== Input rows ==
######

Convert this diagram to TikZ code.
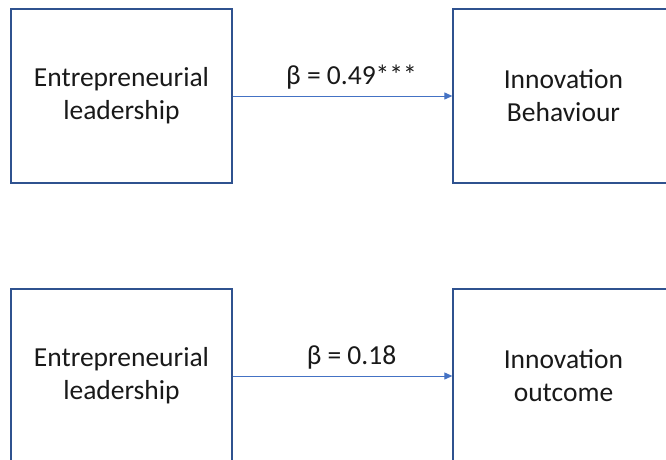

######

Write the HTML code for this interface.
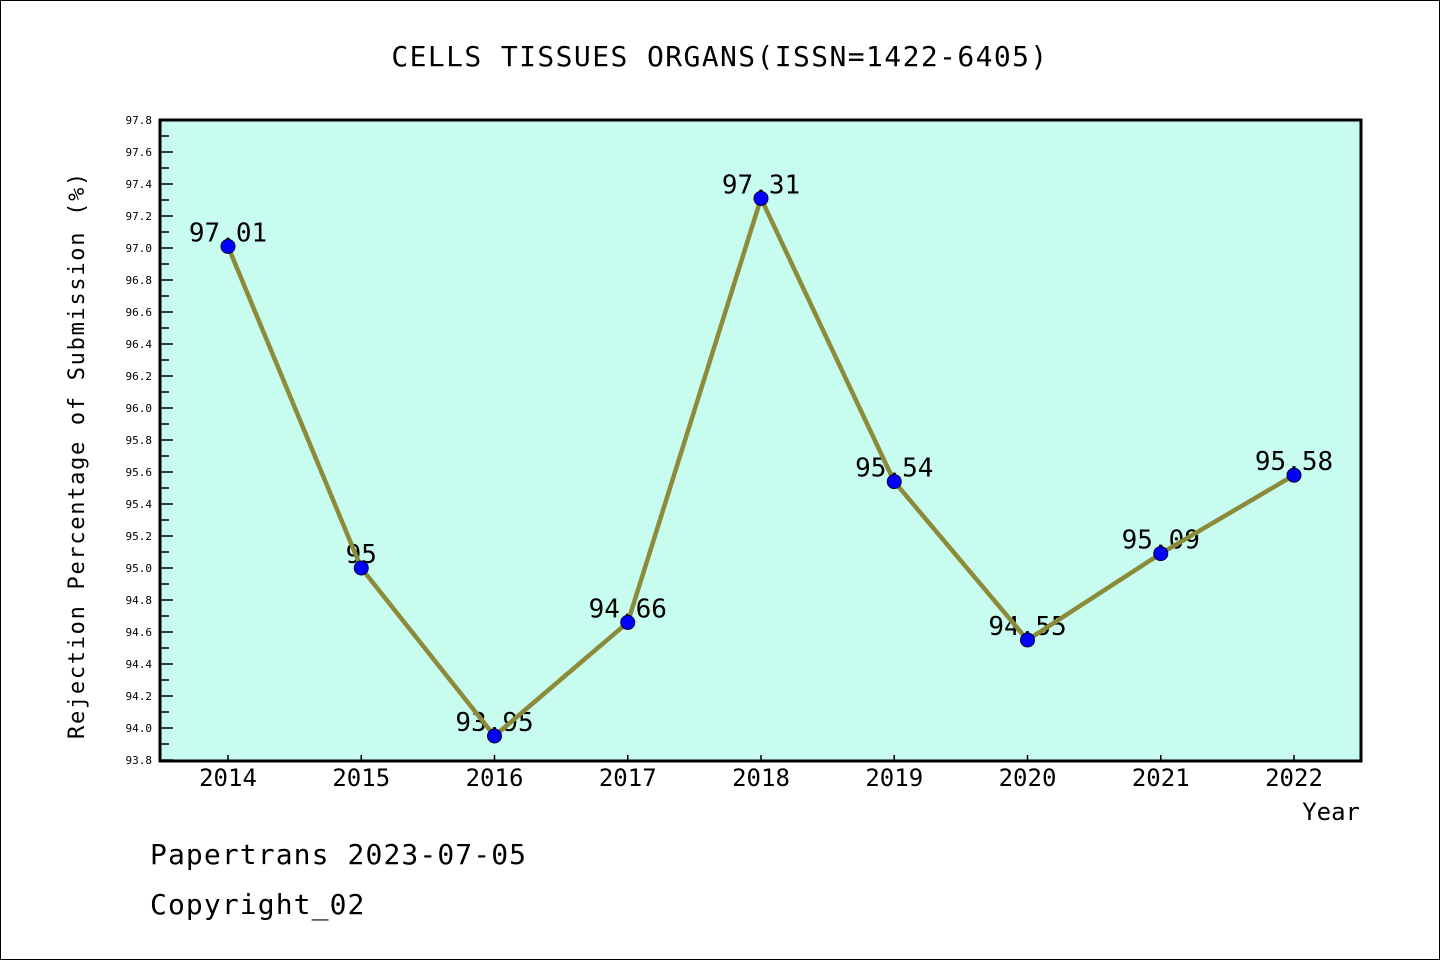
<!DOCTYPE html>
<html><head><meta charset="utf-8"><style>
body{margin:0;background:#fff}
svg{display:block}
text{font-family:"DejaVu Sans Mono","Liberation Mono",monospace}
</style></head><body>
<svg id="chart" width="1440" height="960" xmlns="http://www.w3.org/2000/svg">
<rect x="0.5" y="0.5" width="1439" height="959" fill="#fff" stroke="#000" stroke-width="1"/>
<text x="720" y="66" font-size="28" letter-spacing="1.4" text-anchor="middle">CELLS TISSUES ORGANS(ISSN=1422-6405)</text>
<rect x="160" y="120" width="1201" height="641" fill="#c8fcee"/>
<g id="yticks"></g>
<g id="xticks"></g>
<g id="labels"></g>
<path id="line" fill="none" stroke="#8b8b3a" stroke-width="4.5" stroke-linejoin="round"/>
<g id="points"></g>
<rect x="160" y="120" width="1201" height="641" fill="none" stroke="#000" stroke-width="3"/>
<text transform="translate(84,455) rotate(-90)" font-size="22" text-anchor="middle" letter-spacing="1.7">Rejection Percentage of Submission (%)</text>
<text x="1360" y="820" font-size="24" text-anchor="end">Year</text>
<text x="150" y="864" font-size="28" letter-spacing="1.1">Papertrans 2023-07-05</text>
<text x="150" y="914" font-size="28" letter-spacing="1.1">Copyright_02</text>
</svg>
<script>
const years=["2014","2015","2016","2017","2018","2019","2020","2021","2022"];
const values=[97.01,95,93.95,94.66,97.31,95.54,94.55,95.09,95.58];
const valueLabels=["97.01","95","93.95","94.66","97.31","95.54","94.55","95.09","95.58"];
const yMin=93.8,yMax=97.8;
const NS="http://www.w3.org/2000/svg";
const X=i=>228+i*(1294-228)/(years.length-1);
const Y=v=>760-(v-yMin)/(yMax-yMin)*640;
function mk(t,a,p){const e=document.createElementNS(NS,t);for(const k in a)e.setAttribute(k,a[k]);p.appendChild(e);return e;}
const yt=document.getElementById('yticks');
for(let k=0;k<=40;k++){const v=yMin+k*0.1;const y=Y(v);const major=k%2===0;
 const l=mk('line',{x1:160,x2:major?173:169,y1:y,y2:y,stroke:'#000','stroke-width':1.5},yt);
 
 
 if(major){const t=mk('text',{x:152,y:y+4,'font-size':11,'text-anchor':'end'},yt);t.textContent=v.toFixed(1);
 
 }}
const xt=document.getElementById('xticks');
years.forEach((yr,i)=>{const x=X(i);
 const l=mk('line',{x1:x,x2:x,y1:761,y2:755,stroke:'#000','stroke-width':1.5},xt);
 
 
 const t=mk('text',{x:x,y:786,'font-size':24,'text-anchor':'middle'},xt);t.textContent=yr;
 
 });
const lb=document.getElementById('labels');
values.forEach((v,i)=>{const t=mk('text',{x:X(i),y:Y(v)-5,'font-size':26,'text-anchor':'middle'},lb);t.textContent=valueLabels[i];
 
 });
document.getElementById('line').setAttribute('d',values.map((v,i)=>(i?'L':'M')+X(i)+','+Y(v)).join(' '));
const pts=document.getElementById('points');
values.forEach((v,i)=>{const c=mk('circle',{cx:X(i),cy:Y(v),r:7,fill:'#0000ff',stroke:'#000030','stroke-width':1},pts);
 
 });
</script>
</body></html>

######

== Given instruction ==
Search the entries for the word "this", then list each line that holds it.

== Final result ==
Convert this diagram to TikZ code.
Write the HTML code for this interface.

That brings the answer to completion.